How does lightning damage electrical appliances that are properly grounded and have their power switches in the off position? Doesn’t that eliminate a path for the electricity? — RDU, Atlanta, Georgia
When lightning strikes a power line, it pours enormous amounts of electric charge onto that wire. These like charges repel one another and they quickly spread out all over the wire. If this wire enters your home, the charges traveling along it will flow into any appliance that’s plugged in, whether it’s turned on or not. But if the appliance is turned off, this charge will reach the open switch and it will come to a stop, at least temporarily.
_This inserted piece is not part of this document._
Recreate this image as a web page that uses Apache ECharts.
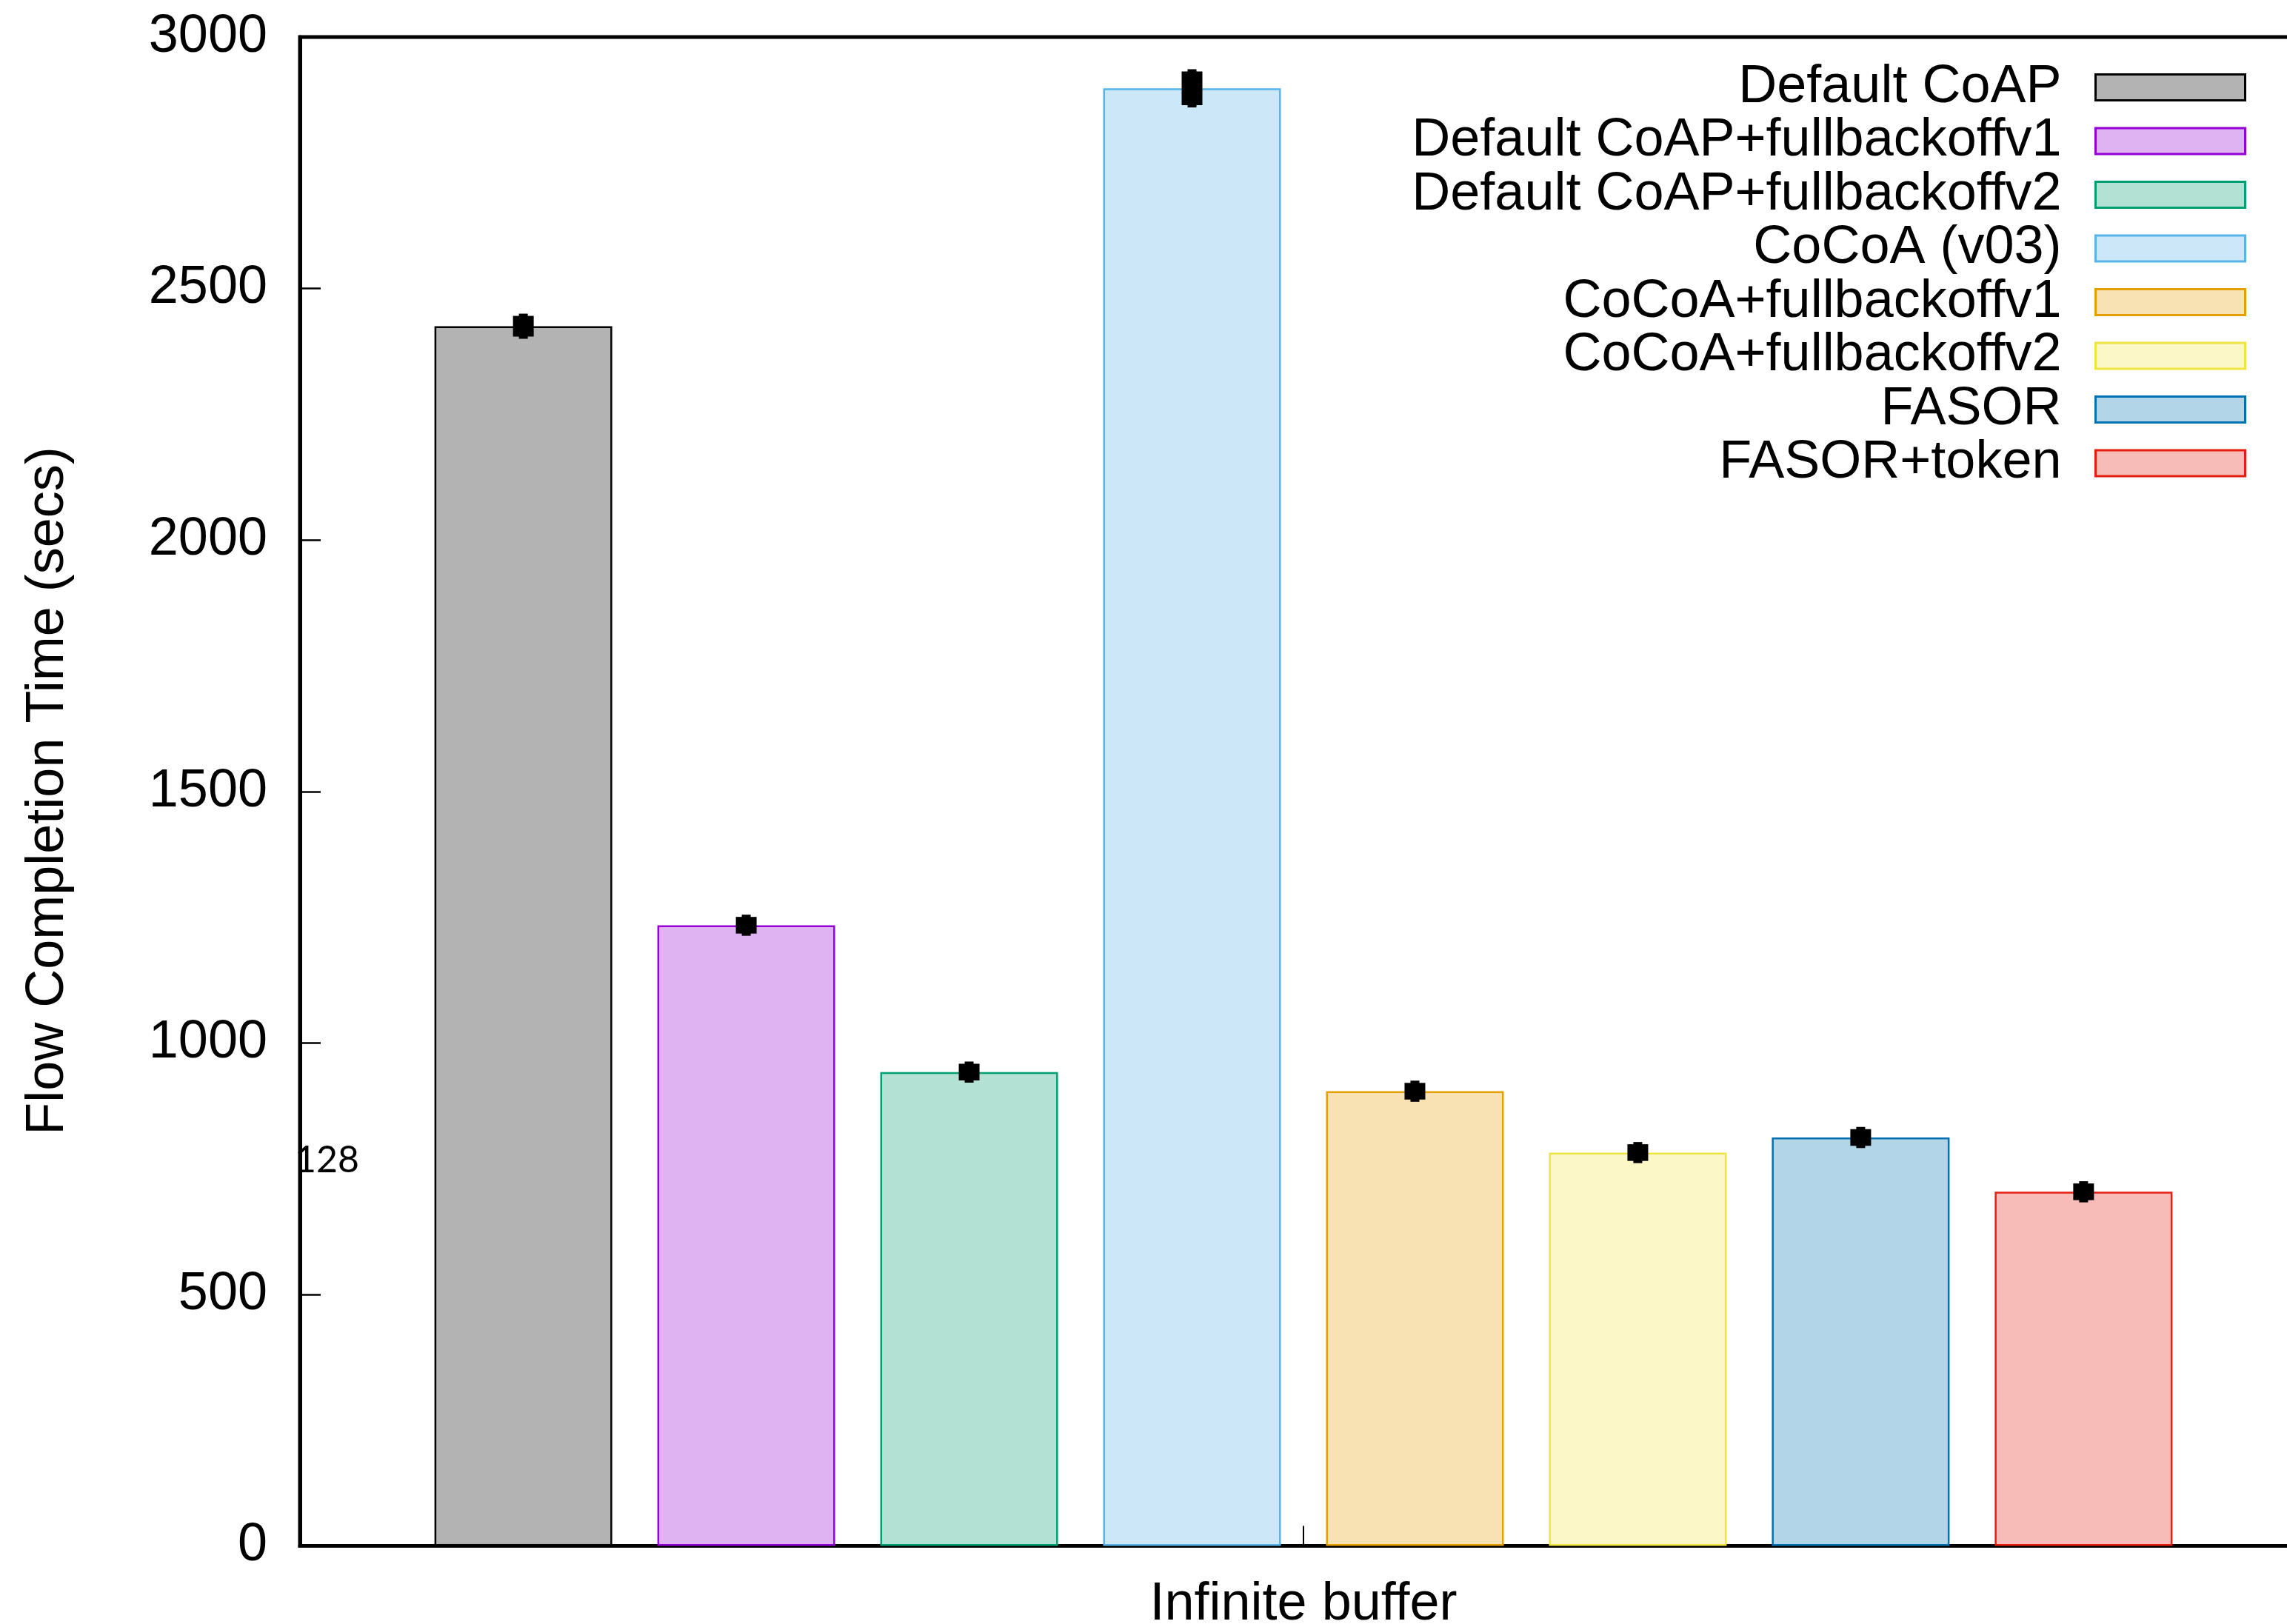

What matters then is just how much charge enters the appliance. The open switch would normally block the passage of electricity, which is why the appliance doesn’t operate while it’s turned off. But as charge accumulates on one side of the switch, the voltage at that point rises higher and higher. When the voltage becomes high enough, as it easily does after a lightning strike, the charges can leap into the air and travel to the other side of the switch even though the two sides don’t touch one another. Another view of this disaster is that the like charges on one side of the switch repel one another so vigorously that some of them are pushed through the air to the other side of the switch. As a result of this movement of charges through the air—an electric arc—current passes through the appliance as though it were turned on. If this current exceeds what the appliance can tolerate, the appliance will be destroyed. Even grounding the appliance may not help—charges can flow uncontrollably through the appliance and, while some charges take paths to ground, others flow through sensitive components and destroy them.